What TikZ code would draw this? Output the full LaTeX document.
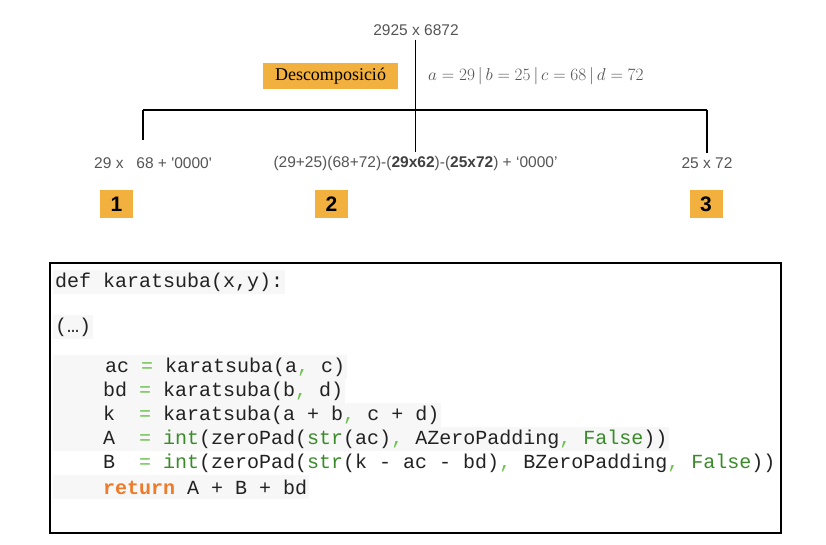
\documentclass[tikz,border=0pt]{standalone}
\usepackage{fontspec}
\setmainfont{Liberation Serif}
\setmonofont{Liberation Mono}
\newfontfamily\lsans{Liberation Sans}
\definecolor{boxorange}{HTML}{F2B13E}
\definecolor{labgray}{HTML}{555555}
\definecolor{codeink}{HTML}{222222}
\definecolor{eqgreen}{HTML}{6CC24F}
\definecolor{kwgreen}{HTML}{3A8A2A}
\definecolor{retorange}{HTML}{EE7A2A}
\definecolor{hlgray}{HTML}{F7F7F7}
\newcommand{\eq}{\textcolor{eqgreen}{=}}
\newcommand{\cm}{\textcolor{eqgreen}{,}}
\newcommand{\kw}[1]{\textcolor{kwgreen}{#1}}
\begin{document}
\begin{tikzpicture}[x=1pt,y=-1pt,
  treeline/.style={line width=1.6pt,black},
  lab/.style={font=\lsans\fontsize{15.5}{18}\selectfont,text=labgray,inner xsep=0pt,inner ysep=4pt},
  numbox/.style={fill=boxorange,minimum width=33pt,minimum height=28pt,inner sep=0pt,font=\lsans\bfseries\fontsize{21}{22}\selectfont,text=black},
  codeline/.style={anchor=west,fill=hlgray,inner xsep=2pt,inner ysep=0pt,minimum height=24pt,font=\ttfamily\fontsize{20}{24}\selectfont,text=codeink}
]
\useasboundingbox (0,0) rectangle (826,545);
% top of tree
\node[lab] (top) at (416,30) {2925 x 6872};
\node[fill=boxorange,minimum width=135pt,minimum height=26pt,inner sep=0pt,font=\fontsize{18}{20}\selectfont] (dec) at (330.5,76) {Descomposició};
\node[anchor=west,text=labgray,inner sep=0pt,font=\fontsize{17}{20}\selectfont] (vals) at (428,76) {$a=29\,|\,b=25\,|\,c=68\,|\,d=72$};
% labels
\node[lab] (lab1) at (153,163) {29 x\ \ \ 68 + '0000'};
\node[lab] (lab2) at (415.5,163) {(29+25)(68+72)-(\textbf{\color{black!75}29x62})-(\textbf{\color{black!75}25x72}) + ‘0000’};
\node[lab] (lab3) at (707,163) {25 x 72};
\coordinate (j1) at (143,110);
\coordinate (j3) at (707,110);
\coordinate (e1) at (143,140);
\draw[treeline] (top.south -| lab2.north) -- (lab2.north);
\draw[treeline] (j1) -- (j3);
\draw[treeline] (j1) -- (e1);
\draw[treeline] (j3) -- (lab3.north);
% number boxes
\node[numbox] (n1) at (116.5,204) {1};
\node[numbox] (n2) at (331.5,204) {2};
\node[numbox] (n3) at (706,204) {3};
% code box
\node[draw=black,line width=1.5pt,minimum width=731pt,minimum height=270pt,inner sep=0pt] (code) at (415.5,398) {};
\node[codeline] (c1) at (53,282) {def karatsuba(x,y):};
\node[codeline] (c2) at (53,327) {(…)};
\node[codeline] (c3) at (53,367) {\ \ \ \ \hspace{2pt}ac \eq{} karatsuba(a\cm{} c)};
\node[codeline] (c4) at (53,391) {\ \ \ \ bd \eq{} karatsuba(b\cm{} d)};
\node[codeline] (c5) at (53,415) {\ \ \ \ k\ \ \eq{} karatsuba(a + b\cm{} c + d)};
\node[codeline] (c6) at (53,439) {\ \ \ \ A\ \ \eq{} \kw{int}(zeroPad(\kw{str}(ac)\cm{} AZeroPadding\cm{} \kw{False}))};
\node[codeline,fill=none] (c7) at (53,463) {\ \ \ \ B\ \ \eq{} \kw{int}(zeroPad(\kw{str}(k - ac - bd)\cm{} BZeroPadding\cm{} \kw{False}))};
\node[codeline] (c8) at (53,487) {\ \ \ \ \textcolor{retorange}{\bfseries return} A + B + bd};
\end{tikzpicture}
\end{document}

=======

Requirements: Going over the lines above, work out how many include "draw", then give only that number.

Completed exercise: 6